◆ **Brief**
Copy out every line of the records where the string "uses" occurs.

========================================

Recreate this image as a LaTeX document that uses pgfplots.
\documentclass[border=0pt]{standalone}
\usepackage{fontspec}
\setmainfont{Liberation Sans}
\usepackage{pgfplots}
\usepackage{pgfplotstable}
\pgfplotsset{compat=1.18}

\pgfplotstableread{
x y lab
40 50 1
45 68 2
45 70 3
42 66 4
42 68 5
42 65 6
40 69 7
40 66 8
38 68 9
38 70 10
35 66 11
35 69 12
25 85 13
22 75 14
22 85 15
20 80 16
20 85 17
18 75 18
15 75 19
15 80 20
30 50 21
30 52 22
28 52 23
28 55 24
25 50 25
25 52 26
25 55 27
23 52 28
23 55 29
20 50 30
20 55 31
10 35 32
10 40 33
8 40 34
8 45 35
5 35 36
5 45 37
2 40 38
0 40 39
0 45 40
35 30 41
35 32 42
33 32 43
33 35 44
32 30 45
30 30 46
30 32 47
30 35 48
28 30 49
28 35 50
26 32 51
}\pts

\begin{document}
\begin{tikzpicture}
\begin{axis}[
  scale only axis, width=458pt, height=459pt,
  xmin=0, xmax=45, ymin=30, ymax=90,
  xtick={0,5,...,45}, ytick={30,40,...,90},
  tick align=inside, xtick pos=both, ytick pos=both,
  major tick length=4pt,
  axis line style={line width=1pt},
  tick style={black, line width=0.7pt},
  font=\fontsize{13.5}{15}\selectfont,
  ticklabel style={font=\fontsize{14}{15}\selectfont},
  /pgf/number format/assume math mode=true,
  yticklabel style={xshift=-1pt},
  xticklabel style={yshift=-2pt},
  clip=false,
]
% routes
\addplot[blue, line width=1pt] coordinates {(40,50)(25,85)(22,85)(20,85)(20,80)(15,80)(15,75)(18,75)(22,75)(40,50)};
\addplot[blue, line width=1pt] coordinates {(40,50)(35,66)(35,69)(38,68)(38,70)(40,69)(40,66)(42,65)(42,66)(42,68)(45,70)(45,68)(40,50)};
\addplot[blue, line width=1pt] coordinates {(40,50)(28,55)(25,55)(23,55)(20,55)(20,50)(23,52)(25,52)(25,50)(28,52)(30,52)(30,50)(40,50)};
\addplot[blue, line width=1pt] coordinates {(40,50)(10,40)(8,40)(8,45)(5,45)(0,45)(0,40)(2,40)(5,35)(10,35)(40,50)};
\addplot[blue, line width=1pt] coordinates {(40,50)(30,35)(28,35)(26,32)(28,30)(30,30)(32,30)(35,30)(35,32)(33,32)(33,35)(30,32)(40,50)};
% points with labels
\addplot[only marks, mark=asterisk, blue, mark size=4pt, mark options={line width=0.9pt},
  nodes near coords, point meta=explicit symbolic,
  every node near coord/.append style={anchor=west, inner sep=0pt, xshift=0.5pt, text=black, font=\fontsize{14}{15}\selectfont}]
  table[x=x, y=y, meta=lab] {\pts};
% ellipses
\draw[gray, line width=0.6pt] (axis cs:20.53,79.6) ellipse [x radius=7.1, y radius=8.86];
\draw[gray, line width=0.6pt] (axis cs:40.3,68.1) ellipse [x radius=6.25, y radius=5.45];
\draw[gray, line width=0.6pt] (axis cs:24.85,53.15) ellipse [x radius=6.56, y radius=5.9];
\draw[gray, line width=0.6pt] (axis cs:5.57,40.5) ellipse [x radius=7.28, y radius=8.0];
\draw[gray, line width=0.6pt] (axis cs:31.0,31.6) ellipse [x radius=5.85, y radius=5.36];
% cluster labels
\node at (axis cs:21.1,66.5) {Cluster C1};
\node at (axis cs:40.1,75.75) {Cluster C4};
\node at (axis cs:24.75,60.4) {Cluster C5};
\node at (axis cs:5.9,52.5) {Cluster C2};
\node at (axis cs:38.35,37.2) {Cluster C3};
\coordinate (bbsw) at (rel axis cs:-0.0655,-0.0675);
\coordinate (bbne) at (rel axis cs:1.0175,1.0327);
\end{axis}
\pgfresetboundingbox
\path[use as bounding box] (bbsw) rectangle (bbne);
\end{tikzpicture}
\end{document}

========================================

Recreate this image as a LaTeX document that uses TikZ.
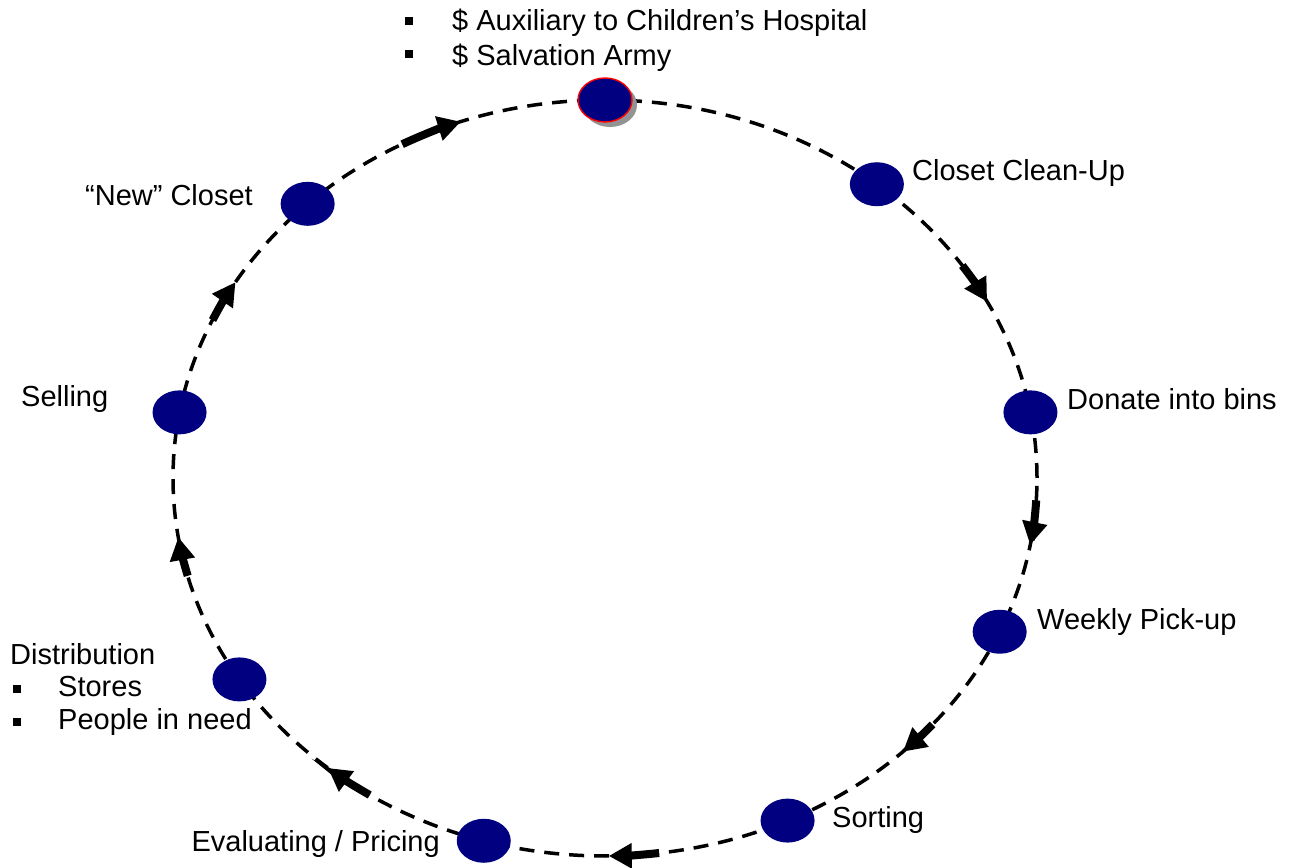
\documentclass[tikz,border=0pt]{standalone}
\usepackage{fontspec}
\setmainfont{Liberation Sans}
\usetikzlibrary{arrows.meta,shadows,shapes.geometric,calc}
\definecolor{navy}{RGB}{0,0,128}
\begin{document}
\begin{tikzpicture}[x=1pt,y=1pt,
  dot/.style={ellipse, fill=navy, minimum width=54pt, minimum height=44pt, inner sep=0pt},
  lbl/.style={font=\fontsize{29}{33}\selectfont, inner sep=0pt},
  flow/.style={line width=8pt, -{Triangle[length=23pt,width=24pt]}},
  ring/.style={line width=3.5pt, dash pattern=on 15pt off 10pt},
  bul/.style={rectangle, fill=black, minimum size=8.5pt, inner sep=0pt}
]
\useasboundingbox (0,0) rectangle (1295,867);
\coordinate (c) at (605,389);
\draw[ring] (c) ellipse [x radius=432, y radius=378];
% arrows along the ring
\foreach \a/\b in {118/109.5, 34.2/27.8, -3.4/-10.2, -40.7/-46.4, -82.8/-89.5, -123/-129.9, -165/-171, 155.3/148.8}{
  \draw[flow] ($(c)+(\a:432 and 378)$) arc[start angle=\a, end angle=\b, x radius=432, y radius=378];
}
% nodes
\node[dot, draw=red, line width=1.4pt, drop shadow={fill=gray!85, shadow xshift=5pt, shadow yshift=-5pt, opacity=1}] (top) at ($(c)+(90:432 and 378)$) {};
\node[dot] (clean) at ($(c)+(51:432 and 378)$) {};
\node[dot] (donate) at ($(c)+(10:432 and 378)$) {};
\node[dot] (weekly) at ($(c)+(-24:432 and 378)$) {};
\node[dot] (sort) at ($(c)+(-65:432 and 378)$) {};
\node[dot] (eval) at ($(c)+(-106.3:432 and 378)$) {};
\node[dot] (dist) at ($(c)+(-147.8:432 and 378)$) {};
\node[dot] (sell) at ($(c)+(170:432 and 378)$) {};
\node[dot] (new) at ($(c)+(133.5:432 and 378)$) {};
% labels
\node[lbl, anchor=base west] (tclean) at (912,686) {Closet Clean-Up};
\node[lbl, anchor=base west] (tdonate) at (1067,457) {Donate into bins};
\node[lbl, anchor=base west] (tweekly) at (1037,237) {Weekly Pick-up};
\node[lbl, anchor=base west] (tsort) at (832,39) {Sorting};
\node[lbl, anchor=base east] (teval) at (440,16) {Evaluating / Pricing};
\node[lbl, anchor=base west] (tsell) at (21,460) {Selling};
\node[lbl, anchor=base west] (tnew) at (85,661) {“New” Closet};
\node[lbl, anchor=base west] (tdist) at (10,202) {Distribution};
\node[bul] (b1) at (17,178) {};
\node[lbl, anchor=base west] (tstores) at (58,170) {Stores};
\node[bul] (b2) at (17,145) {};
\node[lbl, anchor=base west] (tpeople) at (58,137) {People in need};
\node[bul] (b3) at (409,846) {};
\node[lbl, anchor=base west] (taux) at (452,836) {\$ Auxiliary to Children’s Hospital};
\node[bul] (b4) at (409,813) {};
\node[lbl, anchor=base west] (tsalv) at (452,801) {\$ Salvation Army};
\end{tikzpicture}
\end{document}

========================================

◆ **Complete output**
Recreate this image as a LaTeX document that uses pgfplots.
Recreate this image as a LaTeX document that uses TikZ.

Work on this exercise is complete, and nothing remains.